For those who don’t know, HOPAs are a specific subgenre of adventure games, where at least a third of the puzzles (Usually more than half) involve finding hidden objects because… Well, between one and three of them (Usually just one) are important plot items, and the rest… Is just for the joy of finding hidden objects. Your mileage may vary immensely on whether that really is a joy, not only as a personal preference, but also within games. They mostly tend toward supernatural, sometimes romantic or familial stories, rely on simple characterisations, and have retained many of the same core UI elements as they had in their humble beginnings (Around 1998). Backgrounder over, let’s talk criticism.

For a start, unless specifically pluralised, hidden objects tend to be the only one of their kind in an individual puzzle. Not so with Dark Heritage, which not only has objects similar to each other (You may try and click on a “Hammer”, only to find out, near the end of the game, that it was actually a “Lever”. The actual hammer is on the other side), but exactly the same type of object (For example, two wheels.
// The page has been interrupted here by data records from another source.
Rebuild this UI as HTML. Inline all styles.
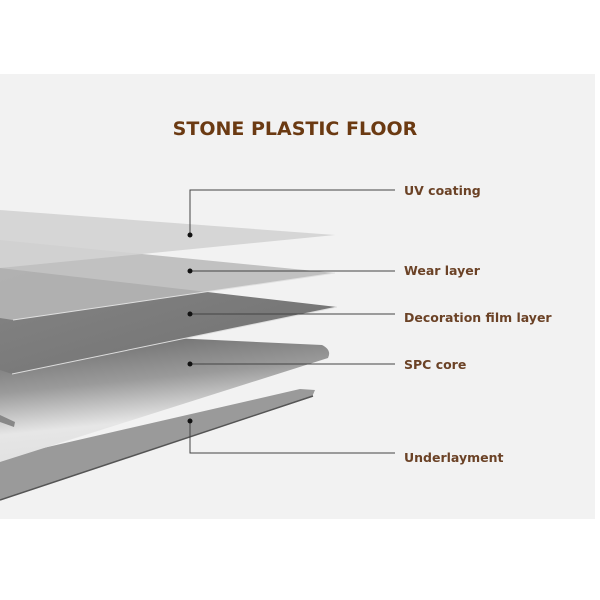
<!DOCTYPE html>
<html><head><style>
body{margin:0;background:#fff;width:600px;height:600px;overflow:hidden}
svg{display:block}
text{font-family:"DejaVu Sans","Liberation Sans",sans-serif;font-weight:bold}
</style></head><body>
<svg width="600" height="600" viewBox="0 0 600 600">
<defs>
<linearGradient id="spc" x1="0" y1="0" x2="0.25" y2="1">
<stop offset="0" stop-color="#5e5e5e"/><stop offset="0.45" stop-color="#9a9a9a"/><stop offset="0.75" stop-color="#e6e6e6"/><stop offset="1" stop-color="#e0e0e0"/></linearGradient>
<linearGradient id="dec" x1="0" y1="0" x2="1" y2="1">
<stop offset="0" stop-color="#858585"/><stop offset="1" stop-color="#707070"/></linearGradient>
</defs>
<rect x="0" y="74" width="595" height="445" fill="#f2f2f2"/>
<text x="295" y="135" text-anchor="middle" font-size="19" fill="#6b3a12">STONE PLASTIC FLOOR</text>
<polygon points="0,458 300,389 315,390 312,397 0,500" fill="#9a9a9a"/>
<line x1="0" y1="500" x2="313" y2="396" stroke="#555" stroke-width="1.5"/>
<path d="M0,330 L322,345 Q332,350 328,358 L0,462 Z" fill="url(#spc)"/>
<path d="M0,415 L15,422 L14,427 L0,422Z" fill="#888"/>
<polygon points="0,268 337,307 12,374 0,370" fill="url(#dec)"/>
<line x1="337" y1="307" x2="12" y2="374" stroke="#ddd" stroke-width="1"/>
<polygon points="0,240 335,273 13,320 0,318" fill="#b8b8b8" fill-opacity="0.85"/>
<line x1="335" y1="273" x2="13" y2="320" stroke="#e0e0e0" stroke-width="1"/>
<polygon points="0,210 335,235 0,268" fill="#d3d3d3" fill-opacity="0.9"/>
<g stroke="#444" stroke-width="1" fill="none">
<polyline points="190,235 190,190 395,190"/>
<line x1="190" y1="271" x2="395" y2="271"/>
<line x1="190" y1="314" x2="395" y2="314"/>
<line x1="190" y1="364" x2="395" y2="364"/>
<polyline points="190,421 190,453 395,453"/>
</g>
<g fill="#111">
<circle cx="190" cy="235" r="2.5"/><circle cx="190" cy="271" r="2.5"/><circle cx="190" cy="314" r="2.5"/><circle cx="190" cy="364" r="2.5"/><circle cx="190" cy="421" r="2.5"/>
</g>
<g font-size="12.5" fill="#6b4226">
<text x="404" y="195">UV coating</text>
<text x="404" y="275">Wear layer</text>
<text x="404" y="322">Decoration film layer</text>
<text x="404" y="369">SPC core</text>
<text x="404" y="462">Underlayment</text>
</g>
</svg>
</body></html>
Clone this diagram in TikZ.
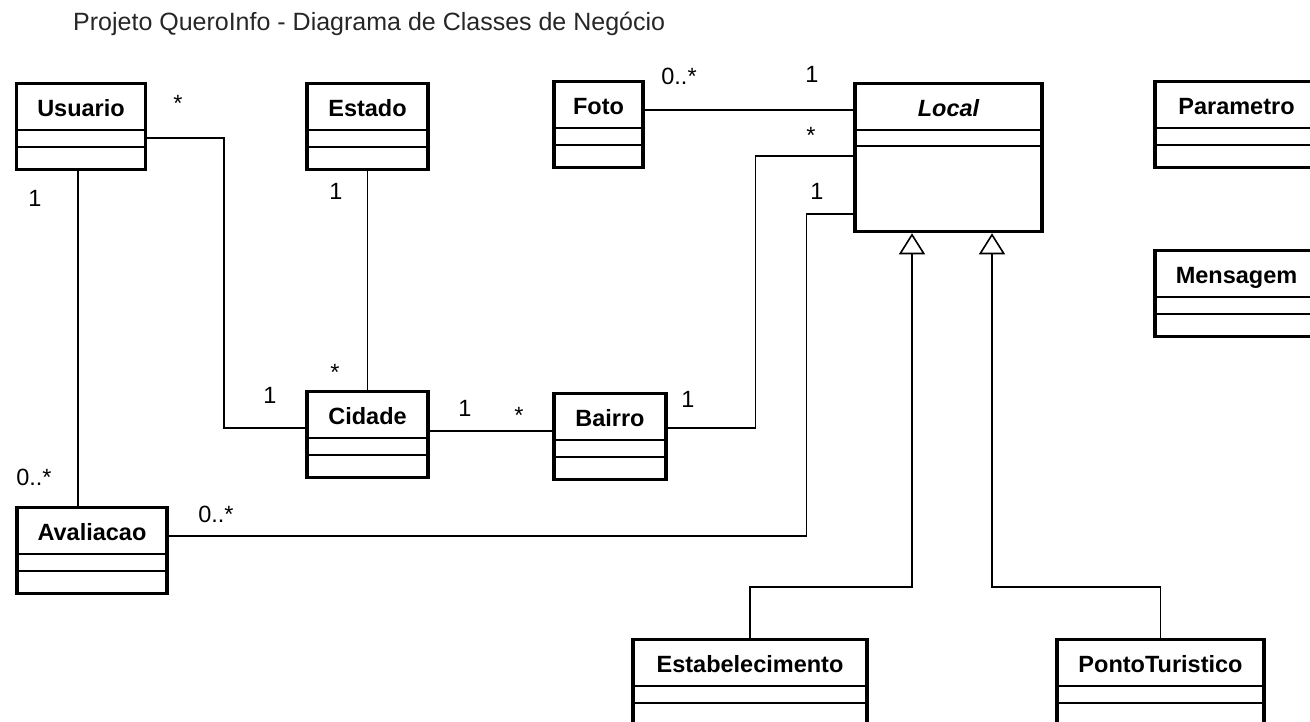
\documentclass[tikz,border=0pt]{standalone}
\usepackage{fontspec}
\setmainfont{Liberation Sans}
\usetikzlibrary{arrows.meta}

\begin{document}
\begin{tikzpicture}[
    x=1pt, y=-1pt,
    cls/.style={rectangle, draw=black, line width=3.3pt, anchor=north, inner sep=0pt,
                text height=33pt, text depth=53pt, font=\fontsize{23.5}{28}\selectfont\bfseries},
    sep/.style={line width=1.8pt},
    assoc/.style={line width=1.6pt},
    gen/.style={line width=1.6pt, -{Triangle[open, length=21pt, width=26pt]}},
    mult/.style={anchor=base, inner sep=0pt, font=\fontsize{23.5}{28}\selectfont}
]
\useasboundingbox (0,0) rectangle (1310,722);
\clip (0,0) rectangle (1310,722);

% ---- Title ----
\node[anchor=base west, inner sep=0pt, black!85, font=\fontsize{25}{30}\selectfont] (title) at (73,31)
    {Projeto QueroInfo - Diagrama de Classes de Negócio};

% ---- Classes ----
\node[cls, minimum width=129] (usuario) at (81,82) {Usuario};
\node[cls, minimum width=121] (estado) at (367.5,82) {Estado};
\node[cls, minimum width=89] (foto) at (598.5,80) {Foto};
\node[cls, minimum width=187, text depth=115pt] (local) at (948.5,82) {\itshape Local};
\node[cls, minimum width=163] (parametro) at (1236.5,80) {Parametro};
\node[cls, minimum width=163] (mensagem) at (1236.5,249) {Mensagem};
\node[cls, minimum width=121] (cidade) at (367.5,390) {Cidade};
\node[cls, minimum width=112] (bairro) at (610,392) {Bairro};
\node[cls, minimum width=150] (avaliacao) at (92,506) {Avaliacao};
\node[cls, minimum width=234] (estabelecimento) at (750,638) {Estabelecimento};
\node[cls, minimum width=207] (pontoturistico) at (1160.5,638) {PontoTuristico};

% compartments
\foreach \c in {usuario,estado,foto,parametro,mensagem,cidade,bairro,avaliacao,estabelecimento,pontoturistico}
    \draw[sep] ([yshift=-48pt]\c.north west) -- ([yshift=-48pt]\c.north east)
               ([yshift=-65pt]\c.north west) -- ([yshift=-65pt]\c.north east);
\draw[sep] ([yshift=-48pt]local.north west) -- ([yshift=-48pt]local.north east)
           ([yshift=-64pt]local.north west) -- ([yshift=-64pt]local.north east);

% ---- Associations ----
\draw[assoc] ([yshift=-56pt]usuario.north east) -- ++(77,0) |- ([yshift=-38pt]cidade.north west);
\draw[assoc] (estado.south) -- (cidade.north);
\draw[assoc] ([xshift=-3pt]usuario.south) -- ([xshift=-3pt]usuario.south |- avaliacao.north);
\draw[assoc] ([yshift=-41pt]cidade.north east) -- ([yshift=-41pt]cidade.north east -| bairro.west);
\draw[assoc] ([yshift=-36pt]bairro.north east) -- ++(88,0) |- ([yshift=-74pt]local.north west);
\draw[assoc] ([yshift=-30pt]foto.north east) -- ([yshift=-28pt]local.north west);
\draw[assoc] ([yshift=-30pt]avaliacao.north east) -- ++(638,0) |- ([yshift=-132pt]local.north west);

% ---- Generalizations ----
\draw[gen] (estabelecimento.north) -- ++(0,-51) -| ([xshift=-36.5pt]local.south);
\draw[gen] (pontoturistico.north) -- ++(0,-51) -| ([xshift=43.5pt]local.south);

% ---- Multiplicities ----
\node[mult] (m-us-ci) at (178,112) {*};
\node[mult] (m-ci-us) at (270,403) {1};
\node[mult] (m-es) at (336,200) {1};
\node[mult] (m-ci-es) at (335,380) {*};
\node[mult] (m-us-av) at (35,207) {1};
\node[mult] (m-av-us) at (34,485) {0..*};
\node[mult] (m-ci-ba) at (465,416) {1};
\node[mult] (m-ba-ci) at (519,423) {*};
\node[mult] (m-ba-lo) at (688,407) {1};
\node[mult] (m-lo-ba) at (811,144) {*};
\node[mult] (m-fo) at (679,85) {0..*};
\node[mult] (m-lo-fo) at (812,83) {1};
\node[mult] (m-av-lo) at (216,522) {0..*};
\node[mult] (m-lo-av) at (817,200) {1};

\end{tikzpicture}
\end{document}
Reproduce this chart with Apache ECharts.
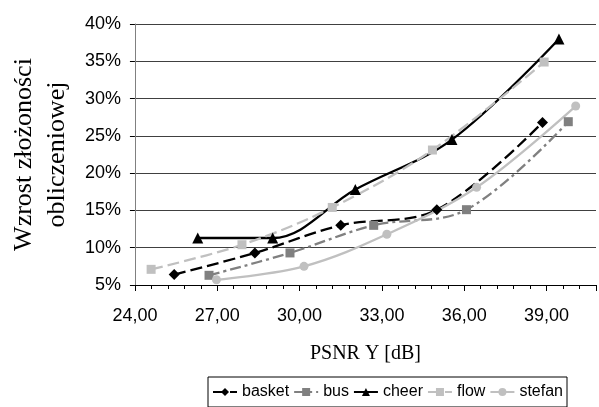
<!DOCTYPE html>
<html>
<head>
<meta charset="utf-8">
<script src="https://cdn.jsdelivr.net/npm/echarts@6/dist/echarts.min.js"></script>
<style>html,body{margin:0;padding:0;background:#fff}#c{width:599px;height:407px}</style>
</head>
<body>
<div id="c"></div>
<script>
var seriesNames = ['basket', 'bus', 'cheer', 'flow', 'stefan'];
var basketX = [25.43, 28.37, 31.50, 35.00, 38.85];
var basketY = [6.4, 9.3, 13.0, 15.1, 26.8];
var busX = [26.70, 29.65, 32.70, 36.08, 39.79];
var busY = [6.3, 9.3, 13.0, 15.1, 26.9];
var cheerX = [26.29, 29.02, 32.03, 35.55, 39.45];
var cheerY = [11.3, 11.3, 17.8, 24.5, 38.0];
var flowX = [24.59, 27.90, 31.19, 34.84, 38.91];
var flowY = [7.1, 10.4, 15.4, 23.1, 34.9];
var stefanX = [26.97, 30.16, 33.18, 36.45, 40.06];
var stefanY = [5.7, 7.5, 11.8, 18.1, 29.0];
var yTicks = [5, 10, 15, 20, 25, 30, 35, 40];

function pairs(xs, ys) { return xs.map(function (x, i) { return [x, ys[i]]; }); }

var styles = {
  basket: {color: '#000000', type: [12, 5], symbol: 'diamond', size: 11},
  bus: {color: '#808080', type: [11, 4, 3, 4], symbol: 'rect', size: 9},
  cheer: {color: '#000000', type: 'solid', symbol: 'triangle', size: 11},
  flow: {color: '#c0c0c0', type: [12, 5], symbol: 'rect', size: 9},
  stefan: {color: '#c0c0c0', type: 'solid', symbol: 'circle', size: 9}
};
var dataMap = {
  basket: pairs(basketX, basketY),
  bus: pairs(busX, busY),
  cheer: pairs(cheerX, cheerY),
  flow: pairs(flowX, flowY),
  stefan: pairs(stefanX, stefanY)
};

var chart = echarts.init(document.getElementById('c'));
chart.setOption({
  animation: false,
  backgroundColor: '#ffffff',
  grid: {left: 125, top: 24, width: 477.6, height: 261},
  legend: {
    data: seriesNames,
    left: 208, top: 377,
    padding: [7, 4, 7, 4],
    itemWidth: 24, itemHeight: 10, itemGap: 4,
    borderColor: '#000', borderWidth: 1,
    textStyle: {fontFamily: 'Liberation Sans, Arial', fontSize: 16, color: '#000'}
  },
  xAxis: [{
    type: 'value', min: 24, max: 40.8, interval: 0.6,
    name: 'PSNR Y [dB]', nameLocation: 'middle', nameGap: 59,
    nameTextStyle: {fontFamily: 'Liberation Serif, Times New Roman', fontSize: 20, color: '#000'},
    axisLine: {show: true, lineStyle: {color: '#000', width: 1}},
    axisTick: {show: true, length: 4, lineStyle: {color: '#000'}},
    splitLine: {show: false},
    axisLabel: {
      interval: 0, margin: 22, color: '#000',
      fontFamily: 'Liberation Sans, Arial', fontSize: 18,
      formatter: function (v) {
        var k = (v - 24) / 3;
        if (Math.abs(k - Math.round(k)) < 1e-6 && v < 40) return v.toFixed(2).replace('.', ',');
        return '';
      }
    }
  }, {
    type: 'value', min: 24, max: 40.8, interval: 3, position: 'bottom', offset: 0,
    axisLine: {show: false},
    axisTick: {show: true, length: 6, lineStyle: {color: '#000'}},
    axisLabel: {show: false},
    splitLine: {show: false}
  }],
  yAxis: {
    type: 'value', min: 5, max: 40, interval: 5,
    name: 'Wzrost złożoności\nobliczeniowej', nameLocation: 'middle', nameRotate: 90, nameGap: 55,
    nameTextStyle: {fontFamily: 'Liberation Serif, Times New Roman', fontSize: 26, lineHeight: 33, color: '#000', align: 'center'},
    axisLine: {show: true, lineStyle: {color: '#808080', width: 1}},
    axisTick: {show: true, length: 5, lineStyle: {color: '#000'}},
    splitLine: {show: true, lineStyle: {color: '#404040', width: 1}},
    axisLabel: {
      margin: 14, color: '#000', fontFamily: 'Liberation Sans, Arial', fontSize: 18,
      formatter: function (v) { return yTicks.indexOf(v) >= 0 ? v + '%' : ''; }
    }
  },
  series: seriesNames.map(function (n) {
    var s = styles[n];
    return {
      name: n, type: 'line', data: dataMap[n], smooth: 0.35,
      symbol: s.symbol, symbolSize: s.size, showSymbol: true,
      itemStyle: {color: s.color},
      lineStyle: {color: s.color, width: 2.3, type: s.type}
    };
  })
});
</script>
</body>
</html>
One’s a bicycle wheel, one’s a cart wheel. Only one of these choices is correct.

The game gives you clues via the usual journal. Those clues are not always visually clear, however.

The game gives you clues via the usual journal. Those clues are not always visually clear, however.

The inventory puzzles, similarly, involve arbitrary interactions, much more so than usual. I couldn’t use a saw or an axe on some planks, because, since they had bolts on them, I was clearly meant to use a wrench. You’ll lose cutting tools (Because adventure game rules), then wonder why, as your main interactions appear to be cutting, smashing, and sawing of some description. Not all of them… But enough to leave you scratching your head, wondering why the hell you can’t smash this time.

As to the puzzles… There’s a lot of repeat puzzles, with at least two variations on the “Push levers which affect other levers, making sure they all go up/down” puzzle, a couple of jigsaws, and the lever push’s annoying cousin, “Three dials that go round and, bee tee dubs, affect each other. Good luck aligning them in patterns you may or may not have seen somewhere!”

This is the emotion portrayed throughout the conversation. Note also that that's a webcam wig. You can tell because of the odd movements compared to the head.

This is the emotion portrayed throughout the conversation. Note also that that’s a webcam wig. You can tell because of the odd movements compared to the head.

The game attempts to experiment, with FMV actors over the usual fare of mixed 2d/3d scenes. This would be interesting, if a) They had something worth saying, and b) The actors weren’t asked, for some bizarre reason, to mostly just portray a single emotion, maybe two (Sometimes none!), with little to no relation to what is being said, or how it’s being said. The story is paper thin, even for a HOPA, and it can basically be summed up as Hero’s Journey Lite. “Get McGuffin, Beat Evil Master, and also solve the fiendish mysteri-” Oh, wait, we already covered those mysteries, didn’t we? They’re fiendish, alright, but not in the way you’d like.

HOPA fans will find the hidden object annoyances frustrating, Adventure game fans will not be sustained by the story, the acting (Voice or otherwise), and both will be annoyed by the inventory puzzles. This is one of those times I can’t recommend a game to anybody except those of us who look at games to see what the hell went wrong. And that makes me sad.

The Mad Welshman checked his pockets and sighed. He’d left his keys at home, and would have to solve a jigsaw puzzle, find a crowbar in among 11 other objects, break some planks, find some nails and a hammer (One of which was behind a colour matching lock), and build a ladder to get back in. Just another day, he sighed, as a Ghoul engaged him in conversation at the bus stop.